We address this gap by introducing the Bias Amplification Differential and Explainability Score (BADx): a novel, scalable metric that measures persona-induced bias amplification and integrates local explainability insights. BADx comprises three components – differential bias scores (BAD, based on CEAT, I-WEAT, I-SEAT), Persona Sensitivity Index (PSI), and Volatility (Standard Deviation), augmented by LIME-based analysis for emphasizing explainability.
This study is divided and performed as two different tasks. Task 1 establishes static bias baselines, and Task 2 applies six persona frames (marginalized and structurally advantaged) to measure BADx, PSI, and volatility. This is studied across five state-of-the-art LLMs (GPT-4o, DeepSeek-R1, LLaMA-4, Claude 4.0 Sonnet and Gemma-3n E4B).
Key Findings
Results show persona context significantly modulates bias. The following findings were observed across the models:
- GPT-4o: Exhibits high sensitivity and volatility.
- DeepSeek-R1: Suppresses bias but demonstrates erratic volatility.
- LLaMA-4: Maintains low volatility and a stable bias profile with limited amplification.
- Claude 4.0 Sonnet: Achieves balanced modulation of bias.
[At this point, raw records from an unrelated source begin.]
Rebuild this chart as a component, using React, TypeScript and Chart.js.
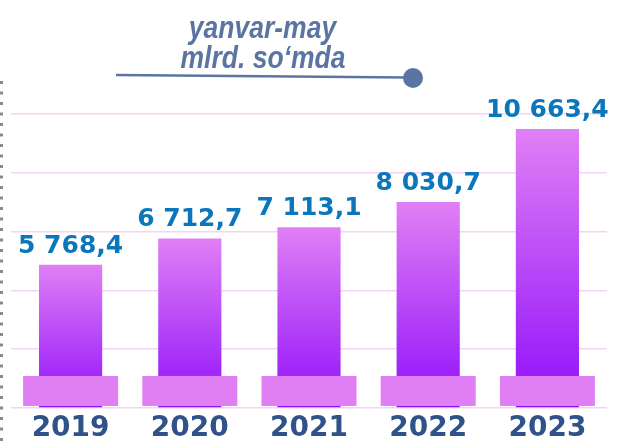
import React, { useEffect, useRef } from "react";
import { Chart, registerables } from "chart.js";

Chart.register(...registerables);

const years = ["2019", "2020", "2021", "2022", "2023"];
const values = [5768.4, 6712.7, 7113.1, 8030.7, 10663.4];
const titleLines = ["yanvar-may", "mlrd. so\u2018mda"];
const Y_MIN = 600;
const Y_MAX = 11200;
const Y_STEP = 2120;

const fmt = (v: number) => {
  const [i, d] = v.toFixed(1).split(".");
  return i.replace(/\B(?=(\d{3})+(?!\d))/g, " ") + "," + d;
};

const decor = {
  id: "decor",
  afterDatasetsDraw(chart: any) {
    const c = chart.ctx;
    const meta = chart.getDatasetMeta(0);
    c.save();
    meta.data.forEach((el: any, i: number) => {
      const { x, y, base } = el.getProps(["x", "y", "base"], true);
      // pedestal
      c.fillStyle = "#e07ff4";
      c.fillRect(x - 47.5, base - 31.3, 95, 30);
      // value label
      c.fillStyle = "#0a77bd";
      c.font = "bold 25px 'DejaVu Sans'";
      c.textAlign = "center";
      c.textBaseline = "alphabetic";
      c.fillText(fmt(values[i]), x, y - 12);
    });
    c.restore();
  },
  afterDraw(chart: any) {
    const c = chart.ctx;
    c.save();
    // dotted left axis
    c.strokeStyle = "#8a8a8a";
    c.lineWidth = 3;
    c.setLineDash([3, 7.5]);
    c.beginPath();
    c.moveTo(1.5, 81);
    c.lineTo(1.5, 446);
    c.stroke();
    c.setLineDash([]);
    // title (condensed look: stretched vertically)
    c.fillStyle = "#5b75a3";
    c.font = "italic bold 26.5px 'Liberation Sans'";
    c.textAlign = "center";
    c.textBaseline = "alphabetic";
    const sy = 1.17;
    c.save();
    c.scale(1, sy);
    c.fillText(titleLines[0], 262.5, 38.3 / sy);
    c.fillText(titleLines[1], 263, 68.3 / sy);
    c.restore();
    // line with circle
    c.strokeStyle = "#5b75a3";
    c.lineWidth = 2.6;
    c.beginPath();
    c.moveTo(116, 75);
    c.lineTo(408, 77.5);
    c.stroke();
    c.beginPath();
    c.arc(413, 78, 10, 0, Math.PI * 2);
    c.fill();
    c.restore();
  },
};

export default function App() {
  const ref = useRef<HTMLCanvasElement>(null);
  useEffect(() => {
    document.body.style.margin = "0";
    const chart = new Chart(ref.current!, {
      type: "bar",
      data: {
        labels: years,
        datasets: [
          {
            data: values,
            base: Y_MIN,
            barPercentage: 0.53,
            categoryPercentage: 1,
            borderWidth: 0,
            backgroundColor: (ctx: any) => {
              const chart = ctx.chart;
              const y = chart.scales && chart.scales.y;
              if (!y || ctx.type !== "data" || !ctx.parsed) return "#b040f8";
              const top = y.getPixelForValue(ctx.parsed.y);
              const bottom = y.getPixelForValue(y.min);
              if (!isFinite(top) || !isFinite(bottom)) return "#b040f8";
              const g = chart.ctx.createLinearGradient(0, top, 0, bottom);
              g.addColorStop(0, "#e080f5");
              g.addColorStop(1, "#900ffa");
              return g;
            },
          } as any,
        ],
      },
      options: {
        responsive: false,
        animation: false,
        layout: { padding: { top: 114, left: 11, right: 15, bottom: 0 } },
        plugins: { legend: { display: false }, tooltip: { enabled: false } },
        scales: {
          x: {
            grid: { display: false, drawTicks: true, tickLength: 4 },
            border: { display: false },
            ticks: {
              color: "#2f5389",
              padding: 3,
              font: { family: "'DejaVu Sans'", size: 28, weight: "bold", lineHeight: 1 },
            },
          },
          y: {
            min: Y_MIN,
            max: Y_MAX,
            border: { display: false },
            grid: { color: "#f5d3f7", lineWidth: 1.5, drawTicks: false },
            ticks: { display: false, stepSize: Y_STEP },
          },
        },
      },
      plugins: [decor],
    });
    return () => chart.destroy();
  }, []);
  return <canvas ref={ref} width={622} height={446} style={{ display: "block" }} />;
}
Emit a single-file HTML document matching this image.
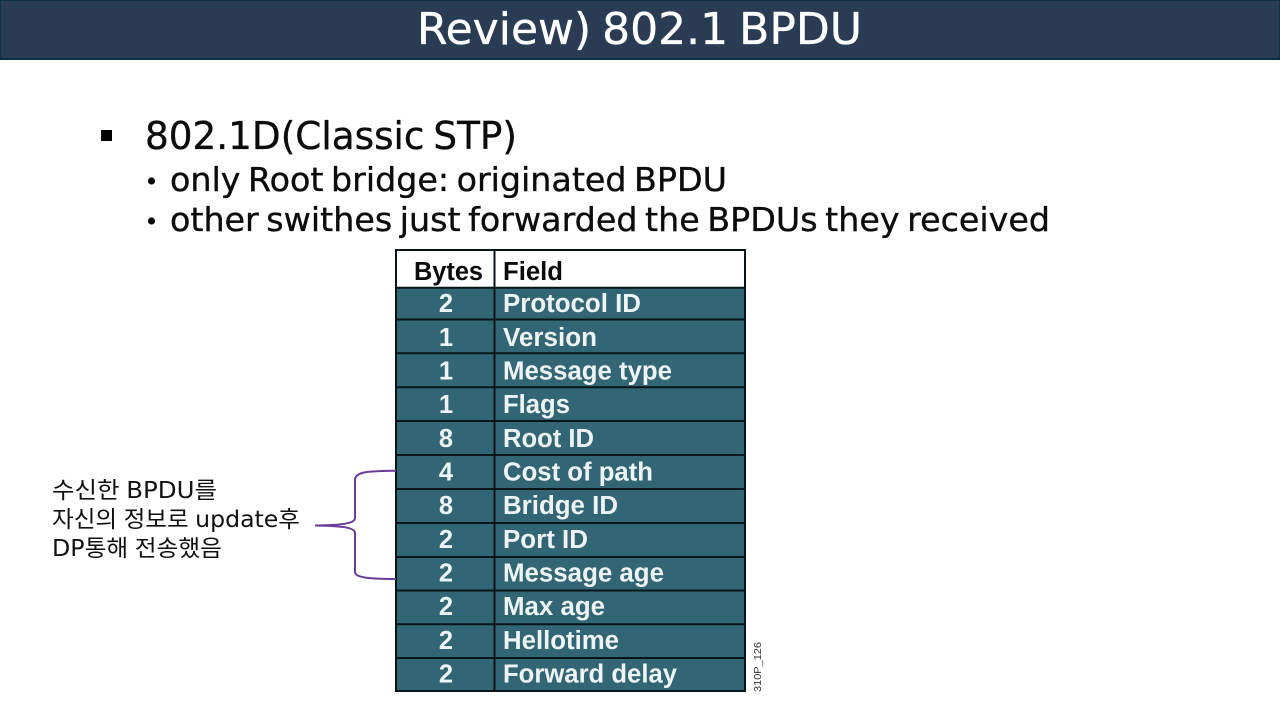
<!DOCTYPE html>
<html lang="en">
<head>
<meta charset="utf-8">
<title>Review) 802.1 BPDU</title>
<style>
html,body{margin:0;padding:0;background:#fff;width:1280px;height:720px;overflow:hidden}
svg{display:block}
.m{font-family:"DejaVu Sans","Noto Sans CJK KR",sans-serif;word-spacing:-3px;stroke-width:.35px}
.k{font-family:"DejaVu Sans","Noto Sans CJK KR",sans-serif;fill:#111;word-spacing:-1px}
.t{font-family:"Liberation Sans",sans-serif;font-weight:700;font-size:25.5px;fill:#eef4f5}
.h{fill:#0a0a0a}
</style>
</head>
<body>
<svg width="1280" height="720" viewBox="0 0 1280 720" xmlns="http://www.w3.org/2000/svg">
<rect width="1280" height="720" fill="#fff"/>
<rect x="0" y="0" width="1280" height="60" fill="#0f2f42"/>
<rect x="1" y="1" width="1278" height="57" fill="#293c54"/>
<text class="m" x="417" y="44" font-size="44" fill="#fff" stroke="#fff" textLength="445" lengthAdjust="spacingAndGlyphs">Review) 802.1 BPDU</text>

<rect x="101" y="130" width="11" height="11" fill="#000"/>
<text class="m" x="145" y="149" font-size="38" fill="#0c0c0c" stroke="#0c0c0c" textLength="372" lengthAdjust="spacingAndGlyphs">802.1D(Classic STP)</text>
<circle cx="151.500" cy="181" r="3.6" fill="#0c0c0c"/>
<text class="m" x="170" y="191" font-size="33" fill="#0c0c0c" stroke="#0c0c0c" textLength="557" lengthAdjust="spacingAndGlyphs">only Root bridge: originated BPDU</text>
<circle cx="151.500" cy="221" r="3.6" fill="#0c0c0c"/>
<text class="m" x="170" y="231" font-size="33" fill="#0c0c0c" stroke="#0c0c0c" textLength="880" lengthAdjust="spacingAndGlyphs">other swithes just forwarded the BPDUs they received</text>

<rect x="396" y="250" width="349" height="442" fill="#336674"/>
<rect x="396" y="250" width="349" height="38" fill="#fff"/>
<g stroke="#07141a" stroke-width="2" fill="none">
<rect x="396" y="250" width="349" height="441"/>
<line x1="494.500" y1="250" x2="494.500" y2="691"/>
<line x1="396" y1="287.700" x2="745" y2="287.700"/>
<line x1="396" y1="319.500" x2="745" y2="319.500"/>
<line x1="396" y1="353.300" x2="745" y2="353.300"/>
<line x1="396" y1="387.200" x2="745" y2="387.200"/>
<line x1="396" y1="421" x2="745" y2="421"/>
<line x1="396" y1="455" x2="745" y2="455"/>
<line x1="396" y1="489" x2="745" y2="489"/>
<line x1="396" y1="523" x2="745" y2="523"/>
<line x1="396" y1="557" x2="745" y2="557"/>
<line x1="396" y1="590.500" x2="745" y2="590.500"/>
<line x1="396" y1="624.300" x2="745" y2="624.300"/>
<line x1="396" y1="658" x2="745" y2="658"/>
</g>

<text class="t h" x="483" y="280" text-anchor="end" textLength="69" lengthAdjust="spacingAndGlyphs">Bytes</text>
<text class="t h" x="503" y="280" textLength="60" lengthAdjust="spacingAndGlyphs">Field</text>

<g text-anchor="middle">
<text class="t" x="446" y="312">2</text>
<text class="t" x="446" y="346">1</text>
<text class="t" x="446" y="379.500">1</text>
<text class="t" x="446" y="413">1</text>
<text class="t" x="446" y="447">8</text>
<text class="t" x="446" y="480.500">4</text>
<text class="t" x="446" y="514">8</text>
<text class="t" x="446" y="548">2</text>
<text class="t" x="446" y="581.500">2</text>
<text class="t" x="446" y="615">2</text>
<text class="t" x="446" y="649">2</text>
<text class="t" x="446" y="682.500">2</text>
</g>
<text class="t" x="503" y="312" textLength="138" lengthAdjust="spacingAndGlyphs">Protocol ID</text>
<text class="t" x="503" y="346" textLength="94" lengthAdjust="spacingAndGlyphs">Version</text>
<text class="t" x="503" y="379.500" textLength="169" lengthAdjust="spacingAndGlyphs">Message type</text>
<text class="t" x="503" y="413" textLength="67" lengthAdjust="spacingAndGlyphs">Flags</text>
<text class="t" x="503" y="447" textLength="91" lengthAdjust="spacingAndGlyphs">Root ID</text>
<text class="t" x="503" y="480.500" textLength="150" lengthAdjust="spacingAndGlyphs">Cost of path</text>
<text class="t" x="503" y="514" textLength="115" lengthAdjust="spacingAndGlyphs">Bridge ID</text>
<text class="t" x="503" y="548" textLength="85" lengthAdjust="spacingAndGlyphs">Port ID</text>
<text class="t" x="503" y="581.500" textLength="161" lengthAdjust="spacingAndGlyphs">Message age</text>
<text class="t" x="503" y="615" textLength="102" lengthAdjust="spacingAndGlyphs">Max age</text>
<text class="t" x="503" y="649" textLength="116" lengthAdjust="spacingAndGlyphs">Hellotime</text>
<text class="t" x="503" y="682.500" textLength="174" lengthAdjust="spacingAndGlyphs">Forward delay</text>

<text font-family="Liberation Sans, sans-serif" font-size="10.500" fill="#333" transform="translate(761 692) rotate(-90)" textLength="50" lengthAdjust="spacingAndGlyphs">310P_126</text>

<path d="M396 470.700 C372 471 355 471 355 480 L355 518 C355 524 340 525 315 525.500 C340 526 355 527 355 533 L355 572 C355 578 372 579 396 579" fill="none" stroke="#6a3d9a" stroke-width="2"/>

<text class="k" x="52" y="498" font-size="23" textLength="165" lengthAdjust="spacingAndGlyphs">수신한 BPDU를</text>
<text class="k" x="52" y="527" font-size="23" textLength="248" lengthAdjust="spacingAndGlyphs">자신의 정보로 update후</text>
<text class="k" x="52" y="556" font-size="23" textLength="170" lengthAdjust="spacingAndGlyphs">DP통해 전송했음</text>
</svg>
</body>
</html>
- Gemma-3n E4B: Attains the lowest volatility with moderate amplification.
Advantages of BADx
BADx performs better than static methods by revealing context-sensitive biases that are often overlooked in static methods. Our unified method offers a systematic way to detect dynamic implicit intersectional bias in five popular LLMs.
Conclusions
The introduction of BADx marks a significant advancement in the audit of biases in LLMs, offering deeper insights into how different personas can influence biases within these models. As AI continues to evolve, understanding and mitigating these biases remains crucial for ethical AI deployment and user trust.